Color Guide to Success

December 4th, 2013 by admin

When a designer generates graphics on a computer for printing, or wishes to print images from a digital camera, it is a common mistake to assume that the colors seen on the screen will look the same in print. As a result, files for printing are often erroneously sent in the Red-Green-Blue (RGB) format for printing. The issue lies in the fact that the computer screen and many photo editing programs show colors in RGB mode, while images are printed on paper in Cyan-Magenta-Yellow-Black (CMYK) format. In many cases, there will be noticeable differences between the shades of color. The key to avoiding this potential problem is to convert all graphics to CMYK format during the layout design phase.

CMYK: The Formula for Success
Full-color printing, also called “4-color process” uses Cyan [C], Magenta [M], Yellow [Y], and Black [Y] in different percentage combinations to create the colors we see in print. By specifying your design elements using CMYK , you can be confident that you will get the colors you want. Create your design in CMYK color instead of RGB whenever possible.

A common color mode, RGB stands for the colors of Red, Green, Blue. Add red, green, and blue light to create white light. Because you ADD the colors together to get White, we call these RGB colors the additive primaries. Colors on screen are displayed by mixing varying amounts of red, green, and blue light.

Working with images destined for the screen or the Web, we designate colors by the amount of red, green, or blue in the color. In your graphics software these numbers might look like this: 255 RED 255 GREEN 0 BLUE. A number between 1-255 designates the amount of each RGB color.

Keep in mind that RGB refers to an on-screen color mode. Mixing red, green, and blue inks or red, green, and blue paints is not going produce white.

Spot Color or 4-Color.
Spot colors use ink that is custom mixed. Generally, spot color is used with 1- or 2-color printing. Inks like fluorescent orange, metallic gold or Pantone colors are examples of spot color.

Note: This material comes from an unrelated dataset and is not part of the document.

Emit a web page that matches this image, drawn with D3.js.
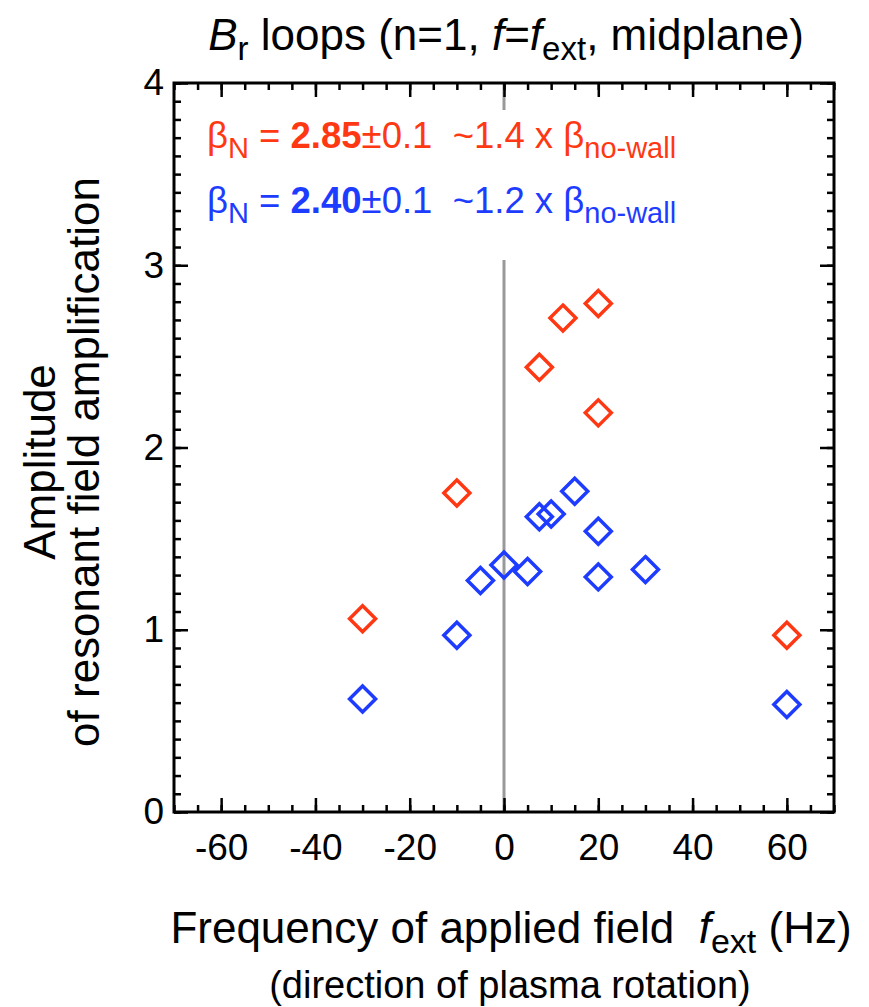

For more color choices at a lower cost, use CMYK color in your design. Full-color photos are always printed in CMYK

Black and Rich Black.
Black colors in print are not all the same. On computer monitors, all blacks will generally appear consistent. But on press, different ink combinations can create a wide range of blacks.

When black is the text color, use flat 100% black (0-0-0-100) for the crispest result.

If you have a solid black area larger than two square inches, we recommend using a “rich black” for a darker, more inform color.